Records with drawing code
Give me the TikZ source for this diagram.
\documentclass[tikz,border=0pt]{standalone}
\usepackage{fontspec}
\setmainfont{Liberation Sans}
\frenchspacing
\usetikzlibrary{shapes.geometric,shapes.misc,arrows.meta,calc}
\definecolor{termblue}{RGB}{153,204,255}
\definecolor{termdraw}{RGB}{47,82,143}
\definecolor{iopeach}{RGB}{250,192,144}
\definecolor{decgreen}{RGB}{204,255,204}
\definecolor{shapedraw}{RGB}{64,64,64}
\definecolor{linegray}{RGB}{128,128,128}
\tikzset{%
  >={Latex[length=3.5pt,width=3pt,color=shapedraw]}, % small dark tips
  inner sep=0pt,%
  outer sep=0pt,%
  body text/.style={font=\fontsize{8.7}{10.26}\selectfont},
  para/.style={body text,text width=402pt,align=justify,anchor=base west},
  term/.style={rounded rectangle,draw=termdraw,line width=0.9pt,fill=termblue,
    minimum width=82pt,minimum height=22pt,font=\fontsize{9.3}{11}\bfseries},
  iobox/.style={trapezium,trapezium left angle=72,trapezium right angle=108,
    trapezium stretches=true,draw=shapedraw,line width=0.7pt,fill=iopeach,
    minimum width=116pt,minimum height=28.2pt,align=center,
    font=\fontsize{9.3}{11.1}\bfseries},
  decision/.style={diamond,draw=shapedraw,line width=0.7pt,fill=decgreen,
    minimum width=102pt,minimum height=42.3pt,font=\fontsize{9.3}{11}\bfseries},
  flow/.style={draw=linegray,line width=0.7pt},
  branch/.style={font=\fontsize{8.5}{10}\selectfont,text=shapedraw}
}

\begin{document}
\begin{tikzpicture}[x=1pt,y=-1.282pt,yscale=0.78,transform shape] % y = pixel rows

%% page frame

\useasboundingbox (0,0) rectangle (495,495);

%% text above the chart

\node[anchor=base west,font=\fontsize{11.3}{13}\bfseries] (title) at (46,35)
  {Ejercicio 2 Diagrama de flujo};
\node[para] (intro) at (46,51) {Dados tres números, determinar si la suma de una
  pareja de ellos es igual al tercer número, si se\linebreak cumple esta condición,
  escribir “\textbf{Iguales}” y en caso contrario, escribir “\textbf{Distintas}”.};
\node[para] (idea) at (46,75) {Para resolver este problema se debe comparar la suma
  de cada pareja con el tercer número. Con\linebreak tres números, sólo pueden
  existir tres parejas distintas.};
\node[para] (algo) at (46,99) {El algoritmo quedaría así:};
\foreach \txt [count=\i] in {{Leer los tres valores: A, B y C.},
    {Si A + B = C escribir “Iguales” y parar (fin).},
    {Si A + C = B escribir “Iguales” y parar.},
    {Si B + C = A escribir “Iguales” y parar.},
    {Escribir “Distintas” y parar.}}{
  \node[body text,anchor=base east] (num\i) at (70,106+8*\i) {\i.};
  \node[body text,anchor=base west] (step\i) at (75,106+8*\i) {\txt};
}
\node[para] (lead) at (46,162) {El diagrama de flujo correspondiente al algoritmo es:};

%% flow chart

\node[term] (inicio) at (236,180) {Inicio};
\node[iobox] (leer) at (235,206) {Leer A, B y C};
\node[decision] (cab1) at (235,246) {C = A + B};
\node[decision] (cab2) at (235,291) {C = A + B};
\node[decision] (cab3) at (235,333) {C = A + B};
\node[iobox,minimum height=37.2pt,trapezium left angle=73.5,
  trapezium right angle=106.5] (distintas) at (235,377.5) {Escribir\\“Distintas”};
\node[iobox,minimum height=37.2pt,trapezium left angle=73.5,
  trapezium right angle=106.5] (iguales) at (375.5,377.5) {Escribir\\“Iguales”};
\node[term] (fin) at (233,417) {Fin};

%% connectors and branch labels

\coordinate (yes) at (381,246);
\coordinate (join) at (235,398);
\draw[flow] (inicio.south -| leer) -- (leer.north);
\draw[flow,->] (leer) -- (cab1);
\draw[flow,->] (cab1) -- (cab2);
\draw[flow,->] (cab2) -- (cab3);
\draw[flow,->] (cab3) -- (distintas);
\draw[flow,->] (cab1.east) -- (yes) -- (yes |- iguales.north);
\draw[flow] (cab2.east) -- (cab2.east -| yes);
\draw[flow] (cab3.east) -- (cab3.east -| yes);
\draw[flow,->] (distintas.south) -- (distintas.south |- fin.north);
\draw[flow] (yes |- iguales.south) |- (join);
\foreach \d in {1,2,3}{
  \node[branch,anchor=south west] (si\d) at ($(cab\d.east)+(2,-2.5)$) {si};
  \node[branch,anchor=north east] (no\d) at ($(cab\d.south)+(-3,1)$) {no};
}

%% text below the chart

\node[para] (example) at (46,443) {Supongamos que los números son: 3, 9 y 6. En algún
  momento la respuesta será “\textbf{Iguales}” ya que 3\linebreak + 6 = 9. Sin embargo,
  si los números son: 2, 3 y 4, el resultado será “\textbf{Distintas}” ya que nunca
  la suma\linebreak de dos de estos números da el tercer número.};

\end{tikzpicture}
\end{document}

--

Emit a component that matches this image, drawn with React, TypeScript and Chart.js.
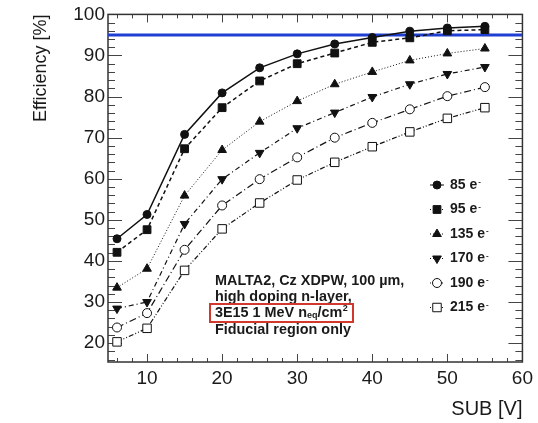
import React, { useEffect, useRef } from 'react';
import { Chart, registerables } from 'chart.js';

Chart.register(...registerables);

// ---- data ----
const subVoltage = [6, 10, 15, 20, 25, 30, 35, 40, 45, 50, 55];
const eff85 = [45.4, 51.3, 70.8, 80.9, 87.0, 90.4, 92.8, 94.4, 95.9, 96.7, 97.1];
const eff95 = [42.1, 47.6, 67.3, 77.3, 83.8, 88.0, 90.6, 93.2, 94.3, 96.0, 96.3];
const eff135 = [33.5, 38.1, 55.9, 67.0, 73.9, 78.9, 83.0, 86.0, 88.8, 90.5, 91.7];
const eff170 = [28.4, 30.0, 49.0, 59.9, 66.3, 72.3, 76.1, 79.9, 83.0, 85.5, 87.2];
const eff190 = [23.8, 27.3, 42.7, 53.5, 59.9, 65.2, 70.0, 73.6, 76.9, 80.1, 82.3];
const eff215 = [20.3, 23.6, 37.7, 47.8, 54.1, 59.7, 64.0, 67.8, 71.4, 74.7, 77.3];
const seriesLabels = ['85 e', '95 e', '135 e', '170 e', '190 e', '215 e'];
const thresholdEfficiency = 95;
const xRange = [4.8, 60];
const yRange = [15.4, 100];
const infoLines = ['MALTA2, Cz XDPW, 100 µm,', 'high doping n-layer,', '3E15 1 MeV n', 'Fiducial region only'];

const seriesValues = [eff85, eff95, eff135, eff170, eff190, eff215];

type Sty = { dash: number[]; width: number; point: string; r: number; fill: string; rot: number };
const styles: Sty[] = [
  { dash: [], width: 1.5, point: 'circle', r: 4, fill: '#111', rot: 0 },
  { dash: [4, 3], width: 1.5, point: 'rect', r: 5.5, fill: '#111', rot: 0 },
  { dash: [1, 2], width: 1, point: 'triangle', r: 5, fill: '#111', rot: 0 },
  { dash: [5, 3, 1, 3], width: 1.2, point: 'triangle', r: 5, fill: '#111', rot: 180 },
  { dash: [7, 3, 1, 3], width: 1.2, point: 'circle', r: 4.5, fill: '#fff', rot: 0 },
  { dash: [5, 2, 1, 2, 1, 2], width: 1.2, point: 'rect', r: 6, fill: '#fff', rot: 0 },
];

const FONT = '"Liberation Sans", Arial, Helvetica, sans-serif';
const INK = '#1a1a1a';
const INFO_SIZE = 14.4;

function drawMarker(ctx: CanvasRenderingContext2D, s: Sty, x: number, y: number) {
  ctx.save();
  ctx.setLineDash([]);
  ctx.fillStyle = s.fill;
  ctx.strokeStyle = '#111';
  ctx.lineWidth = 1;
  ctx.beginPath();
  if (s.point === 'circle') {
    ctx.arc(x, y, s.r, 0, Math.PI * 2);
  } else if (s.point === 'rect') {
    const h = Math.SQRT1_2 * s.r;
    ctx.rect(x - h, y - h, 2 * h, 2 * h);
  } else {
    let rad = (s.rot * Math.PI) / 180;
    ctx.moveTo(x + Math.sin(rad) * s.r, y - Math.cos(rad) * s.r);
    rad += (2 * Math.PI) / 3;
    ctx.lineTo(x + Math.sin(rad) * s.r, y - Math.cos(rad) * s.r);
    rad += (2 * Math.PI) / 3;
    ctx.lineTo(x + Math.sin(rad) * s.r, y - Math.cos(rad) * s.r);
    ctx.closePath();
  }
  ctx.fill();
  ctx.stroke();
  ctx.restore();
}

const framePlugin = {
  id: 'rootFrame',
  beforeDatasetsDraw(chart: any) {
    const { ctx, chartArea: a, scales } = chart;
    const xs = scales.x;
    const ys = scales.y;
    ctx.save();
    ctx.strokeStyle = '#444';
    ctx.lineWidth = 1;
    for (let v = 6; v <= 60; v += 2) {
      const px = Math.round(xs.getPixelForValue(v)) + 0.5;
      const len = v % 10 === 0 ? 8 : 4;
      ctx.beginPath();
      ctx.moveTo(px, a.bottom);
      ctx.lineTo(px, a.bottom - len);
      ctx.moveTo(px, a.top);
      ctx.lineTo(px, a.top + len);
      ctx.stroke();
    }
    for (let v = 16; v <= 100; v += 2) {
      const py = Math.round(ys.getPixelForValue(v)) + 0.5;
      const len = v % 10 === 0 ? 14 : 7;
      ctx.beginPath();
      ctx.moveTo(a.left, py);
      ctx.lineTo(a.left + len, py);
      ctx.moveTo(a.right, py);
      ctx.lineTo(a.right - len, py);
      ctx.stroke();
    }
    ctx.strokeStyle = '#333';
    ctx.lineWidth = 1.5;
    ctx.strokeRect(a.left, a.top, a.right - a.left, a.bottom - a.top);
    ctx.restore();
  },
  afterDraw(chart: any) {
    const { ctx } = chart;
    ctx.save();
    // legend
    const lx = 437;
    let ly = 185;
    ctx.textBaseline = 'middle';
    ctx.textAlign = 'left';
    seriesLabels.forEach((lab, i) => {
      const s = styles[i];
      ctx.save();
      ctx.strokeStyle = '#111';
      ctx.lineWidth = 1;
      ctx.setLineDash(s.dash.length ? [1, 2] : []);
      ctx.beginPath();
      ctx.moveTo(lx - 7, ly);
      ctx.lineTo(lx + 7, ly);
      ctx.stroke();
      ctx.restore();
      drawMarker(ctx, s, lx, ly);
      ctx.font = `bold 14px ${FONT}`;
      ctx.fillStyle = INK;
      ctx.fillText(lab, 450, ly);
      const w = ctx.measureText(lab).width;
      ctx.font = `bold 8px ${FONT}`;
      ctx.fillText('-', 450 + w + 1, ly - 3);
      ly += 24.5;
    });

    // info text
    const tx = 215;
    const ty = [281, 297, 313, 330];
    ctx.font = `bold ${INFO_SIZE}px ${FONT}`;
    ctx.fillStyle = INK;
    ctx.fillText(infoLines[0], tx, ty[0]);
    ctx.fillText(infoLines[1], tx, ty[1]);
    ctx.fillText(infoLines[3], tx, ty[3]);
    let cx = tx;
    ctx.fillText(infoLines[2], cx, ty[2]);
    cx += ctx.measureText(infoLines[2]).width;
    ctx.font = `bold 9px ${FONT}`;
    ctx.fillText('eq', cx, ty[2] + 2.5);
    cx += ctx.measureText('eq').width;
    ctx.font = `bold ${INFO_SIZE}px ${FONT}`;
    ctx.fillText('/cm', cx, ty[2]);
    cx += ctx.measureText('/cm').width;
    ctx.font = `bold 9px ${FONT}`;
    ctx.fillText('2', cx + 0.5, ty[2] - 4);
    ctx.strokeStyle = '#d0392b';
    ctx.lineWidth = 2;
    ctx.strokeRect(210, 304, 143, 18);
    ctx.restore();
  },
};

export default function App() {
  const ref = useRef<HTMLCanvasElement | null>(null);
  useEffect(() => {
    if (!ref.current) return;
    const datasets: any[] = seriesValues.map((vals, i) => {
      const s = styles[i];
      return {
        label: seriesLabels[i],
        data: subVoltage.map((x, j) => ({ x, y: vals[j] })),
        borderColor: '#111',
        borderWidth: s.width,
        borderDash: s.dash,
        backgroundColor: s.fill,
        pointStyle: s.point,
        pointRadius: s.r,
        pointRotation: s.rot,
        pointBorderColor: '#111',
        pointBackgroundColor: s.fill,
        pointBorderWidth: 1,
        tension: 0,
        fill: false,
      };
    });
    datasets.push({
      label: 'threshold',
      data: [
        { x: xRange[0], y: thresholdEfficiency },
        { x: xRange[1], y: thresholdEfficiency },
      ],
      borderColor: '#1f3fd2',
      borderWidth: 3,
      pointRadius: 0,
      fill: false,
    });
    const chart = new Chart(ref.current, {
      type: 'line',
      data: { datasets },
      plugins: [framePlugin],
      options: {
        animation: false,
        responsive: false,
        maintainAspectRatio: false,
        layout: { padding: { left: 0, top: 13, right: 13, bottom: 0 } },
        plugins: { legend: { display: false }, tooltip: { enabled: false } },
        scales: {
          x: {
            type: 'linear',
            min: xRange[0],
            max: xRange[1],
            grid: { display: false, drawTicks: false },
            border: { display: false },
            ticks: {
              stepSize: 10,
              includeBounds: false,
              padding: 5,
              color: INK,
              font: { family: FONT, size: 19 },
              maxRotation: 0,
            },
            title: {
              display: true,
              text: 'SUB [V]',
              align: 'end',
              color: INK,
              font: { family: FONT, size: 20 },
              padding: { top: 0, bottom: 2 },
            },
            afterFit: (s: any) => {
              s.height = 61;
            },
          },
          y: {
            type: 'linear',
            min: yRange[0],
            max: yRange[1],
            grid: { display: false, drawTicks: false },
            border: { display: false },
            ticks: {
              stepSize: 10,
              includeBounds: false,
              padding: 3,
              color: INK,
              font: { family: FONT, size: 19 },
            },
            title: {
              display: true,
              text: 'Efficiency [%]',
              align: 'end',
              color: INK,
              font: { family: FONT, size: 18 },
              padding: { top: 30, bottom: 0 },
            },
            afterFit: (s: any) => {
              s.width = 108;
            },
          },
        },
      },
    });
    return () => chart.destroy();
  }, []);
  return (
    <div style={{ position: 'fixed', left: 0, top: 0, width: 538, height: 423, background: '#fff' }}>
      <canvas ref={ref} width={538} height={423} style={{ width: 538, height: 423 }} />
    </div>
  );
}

▸ **What is needed**: Only the lines from the one with "Emit a component" through the one with "const INFO_SIZE = 14.4;", both included, go in the copy, exactly as written. Leave the pictures behind.

▸ **Task result**:
Emit a component that matches this image, drawn with React, TypeScript and Chart.js.
import React, { useEffect, useRef } from 'react';
import { Chart, registerables } from 'chart.js';

Chart.register(...registerables);

// ---- data ----
const subVoltage = [6, 10, 15, 20, 25, 30, 35, 40, 45, 50, 55];
const eff85 = [45.4, 51.3, 70.8, 80.9, 87.0, 90.4, 92.8, 94.4, 95.9, 96.7, 97.1];
const eff95 = [42.1, 47.6, 67.3, 77.3, 83.8, 88.0, 90.6, 93.2, 94.3, 96.0, 96.3];
const eff135 = [33.5, 38.1, 55.9, 67.0, 73.9, 78.9, 83.0, 86.0, 88.8, 90.5, 91.7];
const eff170 = [28.4, 30.0, 49.0, 59.9, 66.3, 72.3, 76.1, 79.9, 83.0, 85.5, 87.2];
const eff190 = [23.8, 27.3, 42.7, 53.5, 59.9, 65.2, 70.0, 73.6, 76.9, 80.1, 82.3];
const eff215 = [20.3, 23.6, 37.7, 47.8, 54.1, 59.7, 64.0, 67.8, 71.4, 74.7, 77.3];
const seriesLabels = ['85 e', '95 e', '135 e', '170 e', '190 e', '215 e'];
const thresholdEfficiency = 95;
const xRange = [4.8, 60];
const yRange = [15.4, 100];
const infoLines = ['MALTA2, Cz XDPW, 100 µm,', 'high doping n-layer,', '3E15 1 MeV n', 'Fiducial region only'];

const seriesValues = [eff85, eff95, eff135, eff170, eff190, eff215];

type Sty = { dash: number[]; width: number; point: string; r: number; fill: string; rot: number };
const styles: Sty[] = [
  { dash: [], width: 1.5, point: 'circle', r: 4, fill: '#111', rot: 0 },
  { dash: [4, 3], width: 1.5, point: 'rect', r: 5.5, fill: '#111', rot: 0 },
  { dash: [1, 2], width: 1, point: 'triangle', r: 5, fill: '#111', rot: 0 },
  { dash: [5, 3, 1, 3], width: 1.2, point: 'triangle', r: 5, fill: '#111', rot: 180 },
  { dash: [7, 3, 1, 3], width: 1.2, point: 'circle', r: 4.5, fill: '#fff', rot: 0 },
  { dash: [5, 2, 1, 2, 1, 2], width: 1.2, point: 'rect', r: 6, fill: '#fff', rot: 0 },
];

const FONT = '"Liberation Sans", Arial, Helvetica, sans-serif';
const INK = '#1a1a1a';
const INFO_SIZE = 14.4;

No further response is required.